Instructions to follow =>
Locate the string "that" in the listing below. Copy every line where it is found.

Dataset records =>

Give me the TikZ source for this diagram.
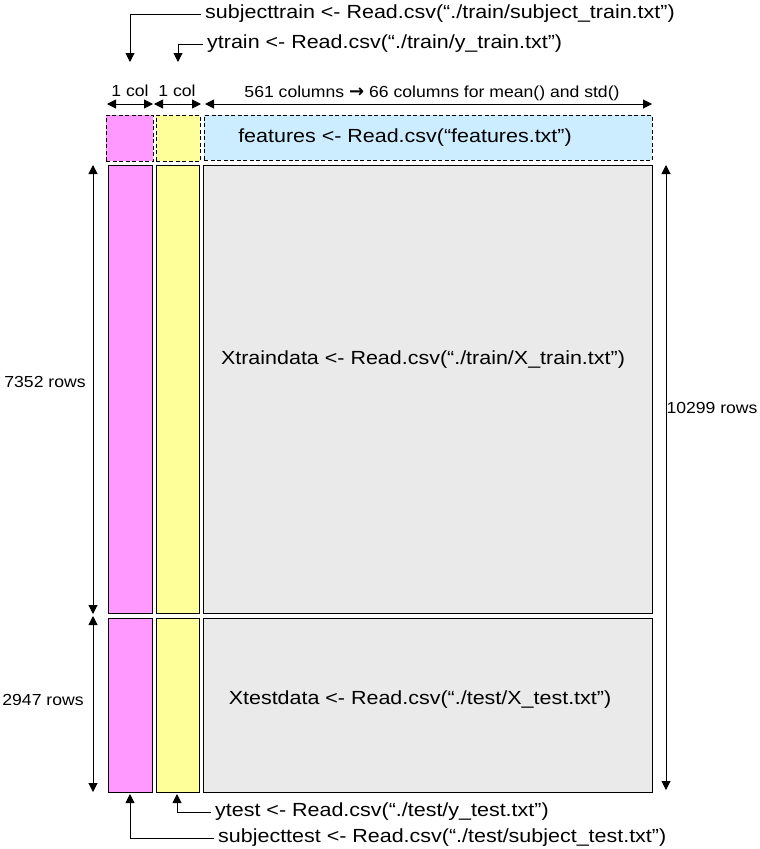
\documentclass[tikz,border=0pt]{standalone}
\usepackage{fontspec}
\setmainfont{Liberation Sans}
\newfontfamily\bigfont[FakeStretch=1.13]{Liberation Sans}
\newfontfamily\smallfont[FakeStretch=1.1]{Liberation Sans}
\newfontfamily\arrowfont{DejaVu Sans}
\usetikzlibrary{arrows.meta}
\definecolor{pinkc}{HTML}{FF99FF}
\definecolor{yellowc}{HTML}{FFFF99}
\definecolor{bluec}{HTML}{CCECFF}
\definecolor{grayc}{HTML}{EAEAEA}
\tikzset{
  cell/.style={draw=black, line width=1pt, anchor=north west, inner sep=0pt, outer sep=0pt},
  dcell/.style={cell, dash pattern=on 4pt off 2.5pt},
  big/.style={font=\bigfont\fontsize{19}{22}\selectfont, inner sep=0pt},
  small/.style={font=\smallfont\fontsize{16}{19}\selectfont, inner sep=0pt},
  tip/.style={-{Triangle[length=9pt,width=9pt]}},
  dim/.style={{Triangle[length=9pt,width=9pt]}-{Triangle[length=9pt,width=9pt]}, line width=1pt},
  conn/.style={tip, line width=1pt}
}
\begin{document}
\begin{tikzpicture}[x=1pt,y=-1pt]
\useasboundingbox (0,0) rectangle (760,849);
% top dashed row
\node[dcell, fill=pinkc, minimum width=47pt, minimum height=46pt] (ptop) at (106,115) {};
\node[dcell, fill=yellowc, minimum width=44pt, minimum height=46pt] (ytop) at (156,115) {};
\node[dcell, fill=bluec, minimum width=448pt, minimum height=45pt] (ftop) at (204,115) {};
\node[big] (ftext) at (405,138) {features <- Read.csv(“features.txt”)};
% train row
\node[cell, fill=pinkc, minimum width=44pt, minimum height=448pt] (p1) at (108,165) {};
\node[cell, fill=yellowc, minimum width=43pt, minimum height=448pt] (y1) at (156,165) {};
\node[cell, fill=grayc, minimum width=449pt, minimum height=448pt] (x1) at (203,165) {};
\node[big] (x1text) at (423,360) {Xtraindata <- Read.csv(“./train/X\_train.txt”)};
% test row
\node[cell, fill=pinkc, minimum width=44pt, minimum height=174pt] (p2) at (108,618) {};
\node[cell, fill=yellowc, minimum width=43pt, minimum height=174pt] (y2) at (156,618) {};
\node[cell, fill=grayc, minimum width=449pt, minimum height=174pt] (x2) at (203,618) {};
\node[big] (x2text) at (420,700) {Xtestdata <- Read.csv(“./test/X\_test.txt”)};
% column dimension lines
\coordinate (c1a) at (107,104); \coordinate (c1b) at (153,104);
\coordinate (c2a) at (154,104); \coordinate (c2b) at (201,104);
\coordinate (c3a) at (205,104); \coordinate (c3b) at (652,104);
\draw[dim] (c1a) -- (c1b);
\draw[dim] (c2a) -- (c2b);
\draw[dim] (c3a) -- (c3b);
\node[small] (l1) at (130,91) {1 col};
\node[small] (l2) at (177,91) {1 col};
\node[small] (l3) at (432,93) {561 columns {\arrowfont\bfseries\fontsize{18}{18}\selectfont →} 66 columns for mean() and std()};
% row dimension lines
\coordinate (r1a) at (93,165); \coordinate (r1b) at (93,614);
\coordinate (r2a) at (93,616); \coordinate (r2b) at (93,792);
\coordinate (r3a) at (666,165); \coordinate (r3b) at (666,790);
\draw[dim] (r1a) -- (r1b);
\draw[dim] (r2a) -- (r2b);
\draw[dim] (r3a) -- (r3b);
\node[small] (rl1) at (45,382) {7352 rows};
\node[small] (rl2) at (43,700) {2947 rows};
\node[small] (rl3) at (712,408) {10299 rows};
% top file connectors
\node[big, anchor=west] (stt) at (205,14) {subjecttrain <- Read.csv(“./train/subject\_train.txt”)};
\node[big, anchor=west] (ytt) at (207,44) {ytrain <- Read.csv(“./train/y\_train.txt”)};
\coordinate (sttend) at (130,62);
\coordinate (yttend) at (178,62);
\draw[conn] ([xshift=-4pt]stt.west) -| (sttend);
\draw[conn] ([xshift=-4pt]ytt.west) -| (yttend);
% bottom file connectors
\node[big, anchor=west] (yte) at (215,812) {ytest <- Read.csv(“./test/y\_test.txt”)};
\node[big, anchor=west] (ste) at (218,838) {subjecttest <- Read.csv(“./test/subject\_test.txt”)};
\coordinate (yteend) at (177,794);
\coordinate (steend) at (130,794);
\draw[conn] ([xshift=-4pt]yte.west) -| (yteend);
\draw[conn] ([xshift=-4pt]ste.west) -| (steend);
\end{tikzpicture}
\end{document}
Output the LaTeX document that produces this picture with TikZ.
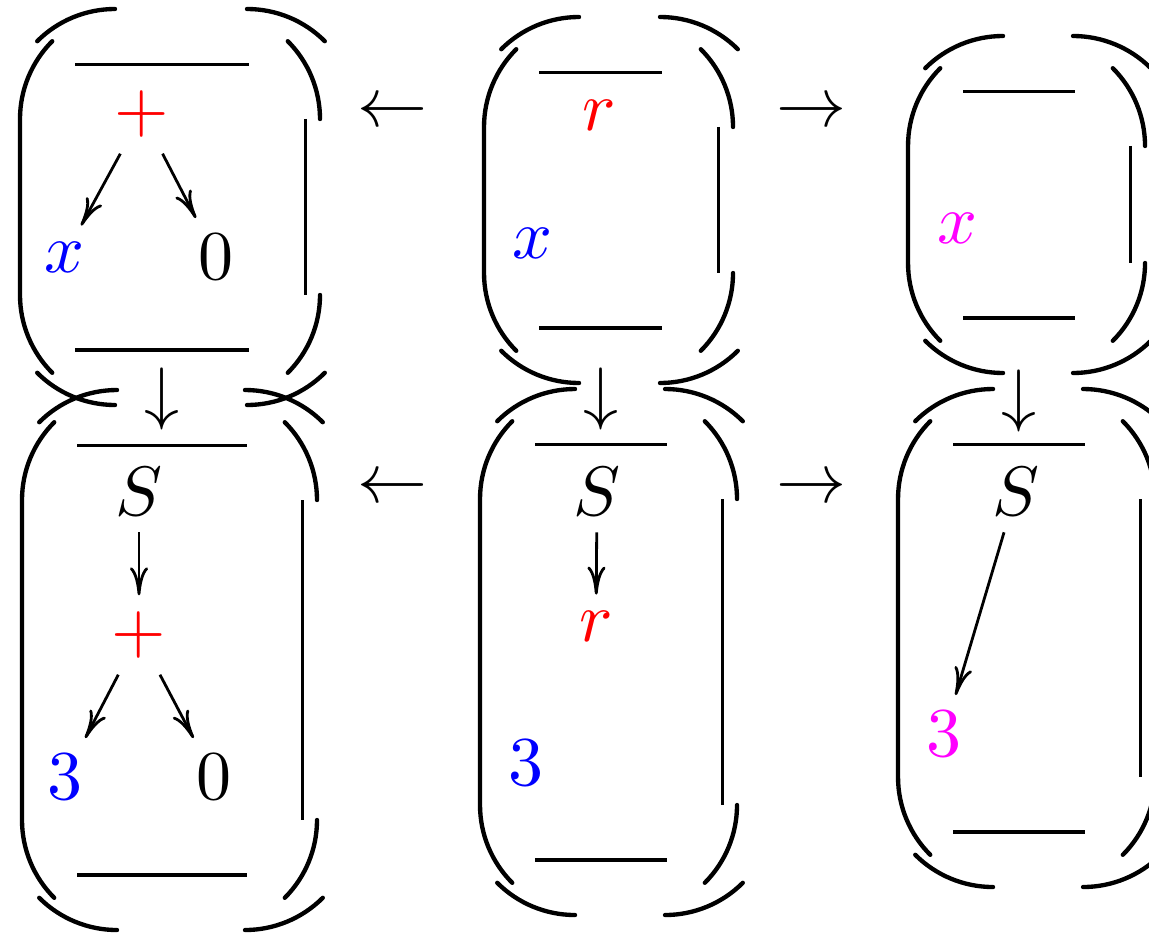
\documentclass[tikz,border=0pt]{standalone}
\usetikzlibrary{arrows.meta,calc}
\definecolor{cred}{RGB}{255,0,0}
\definecolor{cblue}{RGB}{0,0,255}
\definecolor{cmag}{RGB}{255,0,255}
\tikzset{
  hookline/.style={line width=0.62pt,line cap=round},
  extline/.style={line width=0.47pt},
  m/.style={inner sep=2.14pt},
  conn/.style={line width=0.4pt,-{Computer Modern Rightarrow[length=4pt,width=2.6pt]}},
  glyph/.style={inner sep=0pt}
}
% #1=L #2=R #3=T #4=B #5=xa #6=xb  (pixel coordinates, y downwards)
\newcommand\dpobox[6]{%
  \draw[hookline] ($(#1,#3)+(32.22,32.22)$) arc[start angle=225,end angle=180,radius=110]
     -- ($(#1,#4)+(0,-110)$) arc[start angle=180,end angle=135,radius=110];
  \draw[hookline] ($(#2,#3)+(-32.22,32.22)$) arc[start angle=315,end angle=360,radius=110];
  \draw[hookline] ($(#2,#4)+(0,-110)$) arc[start angle=0,end angle=45,radius=110];
  \draw[extline] ($(#2,#3)+(-14.5,110)$) -- ($(#2,#4)+(-14.5,-110)$);
  \draw[hookline] ($(#5,#3)+(-77.78,32.22)$) arc[start angle=225,end angle=270,radius=110];
  \draw[hookline] (#6,#3) arc[start angle=270,end angle=315,radius=110];
  \draw[hookline] ($(#5,#4)+(-77.78,-32.22)$) arc[start angle=135,end angle=90,radius=110];
  \draw[hookline] (#6,#4) arc[start angle=90,end angle=45,radius=110];
  \draw[extline] ($(#5,#3)+(-40,55.5)$) -- ($(#6,#3)+(1.5,55.5)$);
  \draw[extline] ($(#5,#4)+(-40,-55)$) -- ($(#6,#4)+(1.5,-55)$);
}
\begin{document}
\begin{tikzpicture}[x=0.142857pt,y=-0.142857pt]
\useasboundingbox (0,0) rectangle (1149,932);
% boxes
\dpobox{20}{320}{9}{405}{115}{247}
\dpobox{484}{733}{17}{383}{579}{660}
\dpobox{908}{1145}{36}{373}{1003}{1073}
\dpobox{22}{317}{390}{930}{117}{245}
\dpobox{480}{737}{389}{915}{575}{665}
\dpobox{898}{1155}{389}{887}{993}{1083}
% box A
\node[m,text=cred] (aplus) at (142,114) {$+$};
\node[m,text=cblue] (ax) at (64,257) {$x$};
\node[m] (a0) at (216,257) {$0$};
\draw[conn] (aplus) -- (ax);
\draw[conn] (aplus) -- (a0);
% box B
\node[m,text=cred] (br) at (599,115) {$r$};
\node[m,text=cblue] (bx) at (532,243) {$x$};
% box C
\node[m,text=cmag] (cx) at (957,228) {$x$};
% box D
\node[m] (dS) at (139,492) {$S$};
\node[m,text=cred] (dplus) at (139,635) {$+$};
\node[m,text=cblue] (d3) at (65,777) {$3$};
\node[m] (d0) at (214,777) {$0$};
\draw[conn] (dS) -- (dplus);
\draw[conn] (dplus) -- (d3);
\draw[conn] (dplus) -- (d0);
% box E
\node[m] (eS) at (597,492) {$S$};
\node[m,text=cred] (er) at (596,626) {$r$};
\node[m,text=cblue] (e3) at (526,763) {$3$};
\draw[conn] (eS) -- (er);
% box F
\node[m] (fS) at (1016,492) {$S$};
\node[m,text=cmag] (f3) at (944,734) {$3$};
\draw[conn] (fS) -- (f3);
% morphism glyphs
\node[glyph] (l1) at (392,114) {$\leftarrow$};
\node[glyph] (r1) at (811,114) {$\rightarrow$};
\node[glyph] (l2) at (392,490) {$\leftarrow$};
\node[glyph] (r2) at (811,490) {$\rightarrow$};
\node[glyph] (d1) at (162,399) {$\downarrow$};
\node[glyph] (d2) at (601,399) {$\downarrow$};
\node[glyph] (d3a) at (1019,401) {$\downarrow$};
\end{tikzpicture}
\end{document}
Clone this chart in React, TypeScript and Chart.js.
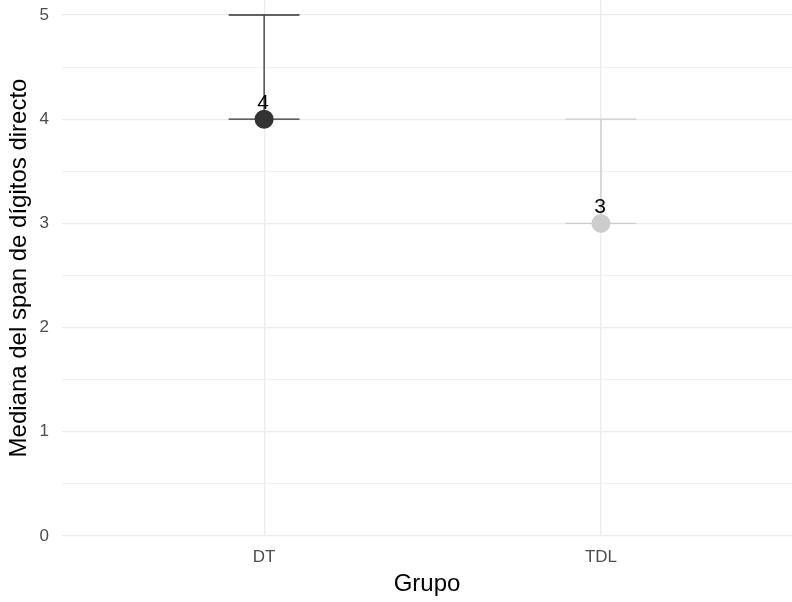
import { useEffect, useRef } from "react";
import { Chart, registerables } from "chart.js";

Chart.register(...registerables);

// Digit span medians per group, with the interval drawn as an error bar
const groups = ["DT", "TDL"];
const medians = [4, 3];
const lowerLimits = [4, 3];
const upperLimits = [5, 4];
const groupColors = ["#333333", "#CCCCCC"];
const yTicks = [0, 0.5, 1, 1.5, 2, 2.5, 3, 3.5, 4, 4.5, 5];

const FONT = "'Liberation Sans', Arial, Helvetica, sans-serif";
const CAP_HALF = 0.105; // half width of the error bar caps, in x units

const errorBarPlugin = {
  id: "errorBars",
  beforeDatasetsDraw(chart: any) {
    const { ctx, scales } = chart;
    const x = scales.x;
    const y = scales.y;
    ctx.save();
    groups.forEach((_, i) => {
      const cx = x.getPixelForValue(i + 1);
      const half = x.getPixelForValue(i + 1 + CAP_HALF) - cx;
      const yl = y.getPixelForValue(lowerLimits[i]);
      const yu = y.getPixelForValue(upperLimits[i]);
      ctx.strokeStyle = groupColors[i];
      ctx.lineWidth = 1.3;
      ctx.beginPath();
      ctx.moveTo(cx, yl);
      ctx.lineTo(cx, yu);
      ctx.moveTo(cx - half, yl);
      ctx.lineTo(cx + half, yl);
      ctx.moveTo(cx - half, yu);
      ctx.lineTo(cx + half, yu);
      ctx.stroke();
    });
    ctx.restore();
  },
  afterDatasetsDraw(chart: any) {
    const { ctx, scales } = chart;
    const x = scales.x;
    const y = scales.y;
    ctx.save();
    ctx.fillStyle = "#000000";
    ctx.font = `21px ${FONT}`;
    ctx.textAlign = "center";
    ctx.textBaseline = "alphabetic";
    medians.forEach((m, i) => {
      ctx.fillText(String(m), x.getPixelForValue(i + 1) - 1, y.getPixelForValue(m) - 10);
    });
    ctx.restore();
  },
};

export default function App() {
  const canvasRef = useRef<HTMLCanvasElement | null>(null);

  useEffect(() => {
    document.body.style.margin = "0";
    const canvas = canvasRef.current;
    if (!canvas) return;
    const chart = new Chart(canvas, {
      type: "scatter",
      data: {
        datasets: [
          {
            data: medians.map((m, i) => ({ x: i + 1, y: m })),
            backgroundColor: groupColors,
            pointBackgroundColor: groupColors,
            pointBorderWidth: 0,
            pointRadius: 9.5,
            clip: false as any,
          },
        ],
      },
      options: {
        animation: false,
        responsive: false,
        layout: { padding: 0, autoPadding: false },
        plugins: {
          legend: { display: false },
          tooltip: { enabled: false },
        },
        scales: {
          x: {
            type: "linear",
            min: 0.4,
            max: 2.567,
            afterBuildTicks: (s: any) => {
              s.ticks = groups.map((_, i) => ({ value: i + 1 }));
            },
            afterFit: (s: any) => {
              s.height = 66;
              s.paddingLeft = 0;
              s.paddingRight = 0;
            },
            border: { display: false },
            grid: { color: "#EBEBEB", lineWidth: 1.2, drawTicks: false },
            ticks: {
              padding: 11,
              color: "#4D4D4D",
              font: { family: FONT, size: 17 },
              callback: (v: any) => groups[Number(v) - 1] ?? "",
            },
            title: {
              display: true,
              text: "Grupo",
              color: "#000000",
              font: { family: FONT, size: 24 },
              padding: { top: 0, bottom: 3 },
            },
          },
          y: {
            type: "linear",
            min: 0,
            max: 5.144,
            afterBuildTicks: (s: any) => {
              s.ticks = yTicks.map((v) => ({ value: v }));
            },
            afterFit: (s: any) => {
              s.width = 62;
              s.paddingTop = 0;
              s.paddingBottom = 0;
            },
            border: { display: false },
            grid: {
              color: "#EBEBEB",
              lineWidth: (c: any) => (Number.isInteger(c.tick?.value) ? 1.2 : 0.7),
              drawTicks: false,
            },
            ticks: {
              padding: 13,
              color: "#4D4D4D",
              font: { family: FONT, size: 17 },
              callback: (v: any) => (Number.isInteger(Number(v)) ? String(v) : ""),
            },
            title: {
              display: true,
              text: "Mediana del span de dígitos directo",
              color: "#000000",
              font: { family: FONT, size: 24 },
              padding: { top: 5, bottom: 0 },
            },
          },
        },
      },
      plugins: [errorBarPlugin],
    });
    return () => chart.destroy();
  }, []);

  return (
    <div style={{ width: 792, height: 602 }}>
      <canvas ref={canvasRef} width={792} height={602} />
    </div>
  );
}
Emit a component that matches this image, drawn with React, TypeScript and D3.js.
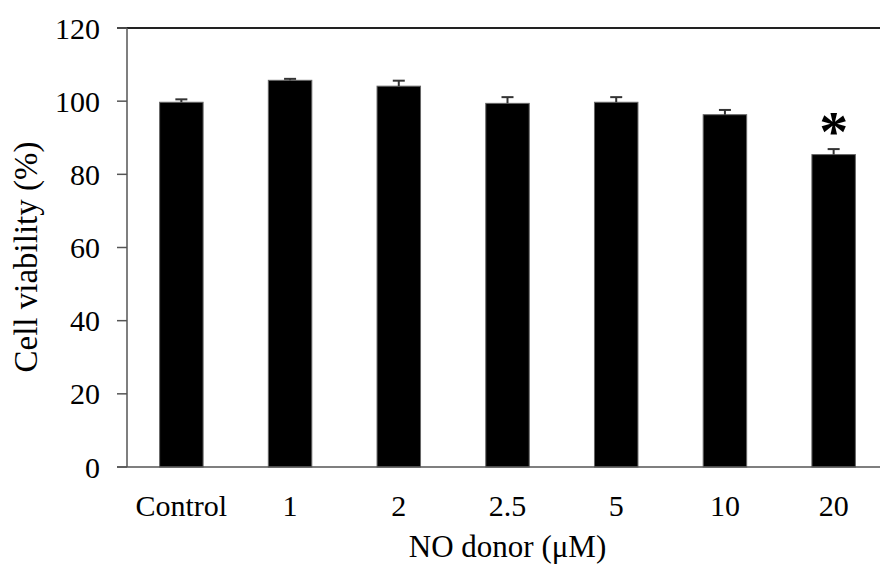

Exercise result =>
Output the LaTeX document that produces this picture with TikZ.
Emit a component that matches this image, drawn with React, TypeScript and D3.js.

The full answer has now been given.